Since 1994, the fourth Saturday of every September has marked the United States holiday National Public Lands Day. A day intended to inspire appreciation for our collectively shared land, National Public Lands Day is also a reminder of our collective responsibility to these landscapes, and what taking care of America’s public lands looks like in 2018.
In honor of National Public Lands Day, here is a collection of Pacific Standard stories that cover the political and environmental landscape affecting the public lands of the U.S.
Public Lands in Populist Times: An Interview With Representative Raúl Grijalva
Often, the privatization of public lands is seen as a threat to physical space, the tangible loss of a forest or other wildlife habitat. However, in our interview with Arizona House Representative Raúl Grijalva, he explains the symbolic importance of protecting public lands, and the devastating blow democracy takes when we fail to do so. “In terms of our democracy, the public lands are one of the greatest examples of what is egalitarian about this country,” Grijalva says. “[The public lands are] something shared by everybody. They are not controlled by a few. So [the attack on them] is about ratcheting up this idea that if you are rich and powerful in this country you have privileges that nobody else has.”
What Native Americans Stand to Lose If Trump Opens Up Public Lands for Business
At the end of his final term as president, Barack Obama decreed that over a million acres of southeastern Utah would be known as Bears Ears National Monument, protecting the natural landscape from looting, off-trail ATV use, and mining and gas exploration. One year later, Trump shrank the size of the national monument to 15 percent of its original size. In our article on the current Native American fight for public land access, staff writer Kate Wheeling elaborates on how the diminishment of Bear Ears endangers the culture of the Hopi, Ute Mountain Ute, Ute Indian, Zuni, and Navajo Nation tribes of Utah.

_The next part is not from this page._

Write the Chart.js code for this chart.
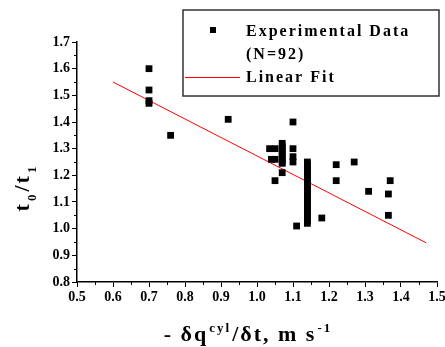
<!DOCTYPE html>
<html>
<head>
<meta charset="utf-8">
<script src="https://cdn.jsdelivr.net/npm/chart.js@4/dist/chart.umd.min.js"></script>
<style>
  html, body { margin: 0; padding: 0; background: #fff; }
  #wrap { width: 445px; height: 347px; }
</style>
</head>
<body>
<div id="wrap"><canvas id="chart"></canvas></div>
<script>
// measured points (x = -dq/dt, y = t0/t1)
const xValues = [
  0.70, 0.70, 0.70, 0.70,
  0.76, 0.92,
  1.035, 1.05, 1.04, 1.05, 1.05,
  1.07, 1.07, 1.07, 1.07, 1.07, 1.07, 1.07, 1.07, 1.07, 1.07,
  1.10, 1.10, 1.10, 1.10, 1.11,
  1.14, 1.14, 1.14, 1.14, 1.14, 1.14, 1.14, 1.14, 1.14, 1.14, 1.14, 1.14,
  1.14, 1.14, 1.14, 1.14, 1.14, 1.14, 1.14, 1.14, 1.14, 1.14, 1.14, 1.14,
  1.18, 1.22, 1.22, 1.27, 1.31, 1.37, 1.365, 1.365
];
const yValues = [
  1.60, 1.52, 1.48, 1.47,
  1.35, 1.41,
  1.30, 1.30, 1.26, 1.26, 1.18,
  1.32, 1.31, 1.30, 1.29, 1.28, 1.27, 1.26, 1.25, 1.245, 1.21,
  1.40, 1.30, 1.27, 1.25, 1.01,
  1.25, 1.24, 1.23, 1.22, 1.21, 1.20, 1.19, 1.18, 1.17, 1.16, 1.15, 1.14,
  1.13, 1.12, 1.11, 1.10, 1.09, 1.08, 1.07, 1.06, 1.05, 1.04, 1.03, 1.02,
  1.04, 1.24, 1.18, 1.25, 1.14, 1.18, 1.13, 1.05
];
// linear fit end points
const fitX = [0.60, 1.47];
const fitY = [1.55, 0.947];

const xTicks = [0.5, 0.6, 0.7, 0.8, 0.9, 1.0, 1.1, 1.2, 1.3, 1.4, 1.5];
const yTicks = [0.8, 0.9, 1.0, 1.1, 1.2, 1.3, 1.4, 1.5, 1.6, 1.7];

const SERIF = '"Liberation Serif", "DejaVu Serif", serif';

const scatterData = xValues.map((x, i) => ({ x, y: yValues[i] }));
const fitData = fitX.map((x, i) => ({ x, y: fitY[i] }));

// draw a run of [text, size, dy] pieces left to right
function drawPieces(ctx, pieces, x, y, spacing) {
  let cx = x;
  pieces.forEach(([t, size, dy]) => {
    ctx.font = `bold ${size}px ${SERIF}`;
    ctx.fillText(t, cx, y + dy);
    cx += ctx.measureText(t).width + spacing;
  });
}
function piecesWidth(ctx, pieces, spacing) {
  let w = 0;
  pieces.forEach(([t, size]) => {
    ctx.font = `bold ${size}px ${SERIF}`;
    w += ctx.measureText(t).width + spacing;
  });
  return w - spacing;
}

const extras = {
  id: "extras",
  afterDraw(chart) {
    const ctx = chart.ctx;
    const xs = chart.scales.x, ys = chart.scales.y;
    ctx.save();
    ctx.strokeStyle = "#000";
    ctx.lineWidth = 1;

    // minor ticks
    for (let i = 0; i < xTicks.length - 1; i++) {
      const px = Math.round(xs.getPixelForValue((xTicks[i] + xTicks[i + 1]) / 2)) + 0.5;
      ctx.beginPath(); ctx.moveTo(px, xs.top); ctx.lineTo(px, xs.top + 3); ctx.stroke();
    }
    for (let i = 0; i < yTicks.length - 1; i++) {
      const py = Math.round(ys.getPixelForValue((yTicks[i] + yTicks[i + 1]) / 2)) + 0.5;
      ctx.beginPath(); ctx.moveTo(ys.right, py); ctx.lineTo(ys.right - 3, py); ctx.stroke();
    }

    // legend
    ctx.fillStyle = "#fff";
    ctx.fillRect(183, 10, 256, 86);
    ctx.strokeStyle = "#333";
    ctx.lineWidth = 1.5;
    ctx.strokeRect(183, 10, 256, 86);
    const pts = chart.data.datasets[0], fit = chart.data.datasets[1];
    ctx.fillStyle = pts.backgroundColor;
    ctx.fillRect(210, 27, 6, 6);
    ctx.strokeStyle = fit.borderColor;
    ctx.lineWidth = 1;
    ctx.beginPath(); ctx.moveTo(185, 77.5); ctx.lineTo(240, 77.5); ctx.stroke();
    ctx.fillStyle = "#000";
    ctx.textBaseline = "alphabetic";
    ctx.textAlign = "left";
    ctx.letterSpacing = "2px";
    ctx.font = `bold 16px ${SERIF}`;
    const lines = pts.label.split("\n");
    ctx.fillText(lines[0], 246, 36);
    ctx.fillText(lines[1], 246, 59);
    ctx.fillText(fit.label, 246, 82);

    // x axis title
    const xt = [["- \u03b4q", 22, 0], ["cyl", 13, -9], ["/\u03b4t, m s", 22, 0], ["-1", 13, -9]];
    const w = piecesWidth(ctx, xt, 1);
    drawPieces(ctx, xt, 248 - w / 2, 341, 1);

    // y axis title
    ctx.translate(29, 188);
    ctx.rotate(-Math.PI / 2);
    const yt = [["t", 22, 0], ["0", 13, 7], ["/t", 22, 0], ["1", 13, 7]];
    const wy = piecesWidth(ctx, yt, 1);
    drawPieces(ctx, yt, -wy / 2, 0, 1);
    ctx.restore();
  },
};

new Chart(document.getElementById("chart"), {
  type: "scatter",
  data: {
    datasets: [
      {
        label: "Experimental Data\n(N=92)",
        data: scatterData,
        pointStyle: "rect",
        pointRadius: 4.8,
        pointHoverRadius: 4.8,
        backgroundColor: "#000",
        borderColor: "#000",
        borderWidth: 0,
      },
      {
        type: "line",
        label: "Linear Fit",
        data: fitData,
        borderColor: "#ff0000",
        borderWidth: 1,
        pointRadius: 0,
        fill: false,
      },
    ],
  },
  plugins: [extras],
  options: {
    responsive: true,
    maintainAspectRatio: false,
    animation: false,
    events: [],
    layout: { padding: { left: 0, right: 8, top: 42, bottom: 0 } },
    plugins: { legend: { display: false }, tooltip: { enabled: false } },
    scales: {
      x: {
        type: "linear",
        min: 0.5,
        max: 1.5,
        afterBuildTicks: (s) => { s.ticks = xTicks.map((v) => ({ value: v })); },
        afterFit: (s) => { s.height = 65; s.paddingRight = 0; },
        border: { color: "#000", width: 1.5 },
        grid: { drawOnChartArea: false, tickLength: 5, color: "#000" },
        ticks: {
          color: "#000",
          padding: 2,
          maxRotation: 0,
          font: { family: SERIF, size: 14, weight: "bold" },
          callback: (v) => Number(v).toFixed(1),
        },
      },
      y: {
        type: "linear",
        min: 0.8,
        max: 1.7,
        afterBuildTicks: (s) => { s.ticks = yTicks.map((v) => ({ value: v })); },
        afterFit: (s) => { s.width = 77; },
        border: { color: "#000", width: 1.5 },
        grid: { drawOnChartArea: false, tickLength: 5, color: "#000" },
        ticks: {
          color: "#000",
          padding: 2,
          font: { family: SERIF, size: 14, weight: "bold" },
          callback: (v) => Number(v).toFixed(1),
        },
      },
    },
  },
});
</script>
</body>
</html>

Trump’s Pardoning of Two Oregon Ranchers Is a Victory for the Bundys—and an Ominous Loss for Public-Lands Advocates
Angered by the fenced border separation between Malheur National Wildlife Refuge and their estate in Oregon and other legal technicalities, ranchers Dwight and Steven Hammond wrote threatening letters to the refuge’s workers and eventually burned substantial areas of the federal land. After being convicted of arson and going in and out of prison for six years, the father and son ranchers were pardoned by President Donald Trump this past July. Trump’s act of clemency eerily mirrored the 2016 acquittal of the Bundys, ranchers who occupied Malheur National Wildlife Refuge and threatened violence.
Though the Hammonds’ pardons may seem unrelated to Trump’s determination to privatize public lands, domestic extremism experts worry that the president’s gesture subtly endorses criminal acts, putting national refuges and other public lands in jeopardy.
Air Pollution Is Killing the Views in National Parks
Although many envision national parks as the epitome of “the great outdoors,” research suggests that these areas are not immune to the problems faced by urban communities. Rather, a report from the National Parks Conservation Association reveals that air pollution can diminish or obscure landscape views in national parks, with haze from poor air quality reducing views by an average of 50 miles.
A Conversation About the Conservation and the Future of Public Lands
What’s stopping the Trump administration from pouring more financial support into public lands? According to Pacific Standard contributing writer and former wilderness trail technician Jimmy Tobias, it’s an unwarranted “austerity mentality” spurred on by conservative politicians in the nation’s capital: “This idea that our country, the wealthiest country on Earth, no longer has the wherewithal to fund and care for these lands—the impact of that mentality is being felt everywhere.” On our podcast, Tobias discusses right-wingers’ attitude toward public lands funding and how it shapes the fate of over 600 million acres of American land.